I happen to be a Balinese. Yet, despite Bali being a touristic island, I always wondered why I wasn't interested in learning about tourism. Perhaps I am fed up with the hustles and bustles of tourism in Bali, particularly in south Bali. But when faced with the chaos that is Lovina, I realised that I would not be able to solve anything if I refuse to understand what tourism is. Or to that extent, what the tourists think and do, regarding the dolphin watching industry in Lovina.
So here's the second paper that I published from my PhD, discussing what the tourists think of dolphin watching in Lovina.
Mustika, P. L. K., Birtles, A., Everingham, Y. & Marsh, H. 2012, 'The human dimensions of wildlife tourism in a developing country: watching spinner dolphins at Lovina, Bali, Indonesia', Journal of Sustainable Tourism, pp. 1-23.

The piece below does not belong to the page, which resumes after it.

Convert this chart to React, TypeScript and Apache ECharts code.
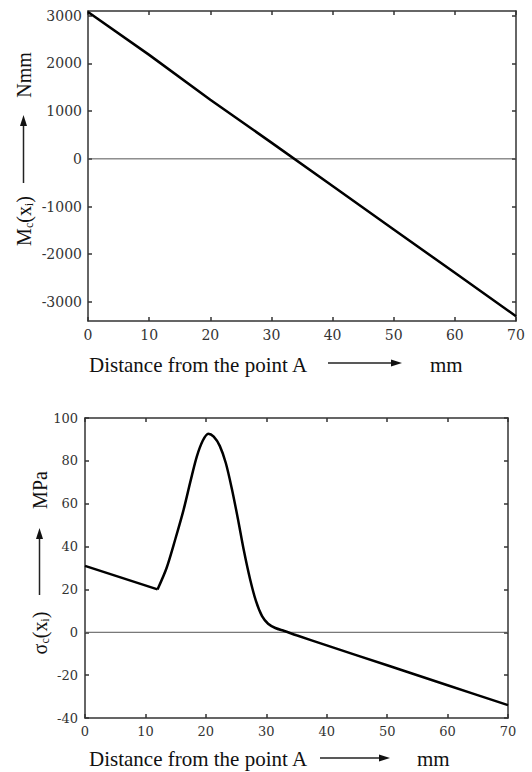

The number of cetacean watching tourism operations in developing countries has doubled in the past decade. Practices are typically unregulated and not informed by research, especially research into the human dimensions of the tourist experience. Dolphin watching tourism at Lovina, Bali, started in the late 1980s when local fishers formed self-regulating cooperatives. Up to 180 dedicated operators use small fishing vessels to carry passengers to watch dolphins close to shore. Most tourists come from western countries, although the industry also attracts Asian visitors. Most visitors are tertiary-educated. Tourist satisfaction ranges from low to medium. While there was no significant difference between the average satisfaction of western and Asian tourists, the associated variables were different. The satisfaction of western tourists was associated with encounter management, preferred number of boats and the number of dolphins seen. Encounter management was the only variable associated with the satisfaction of Asian tourists. Satisfaction was positively associated with willingness to recommend the tour: western respondents who felt neutral to very comfortable with their dolphin encounters were more likely to promote the tour. Better understanding of the tourist experience is crucial in designing sustainable marine wildlife tourism in developing countries; such research appears to be rare.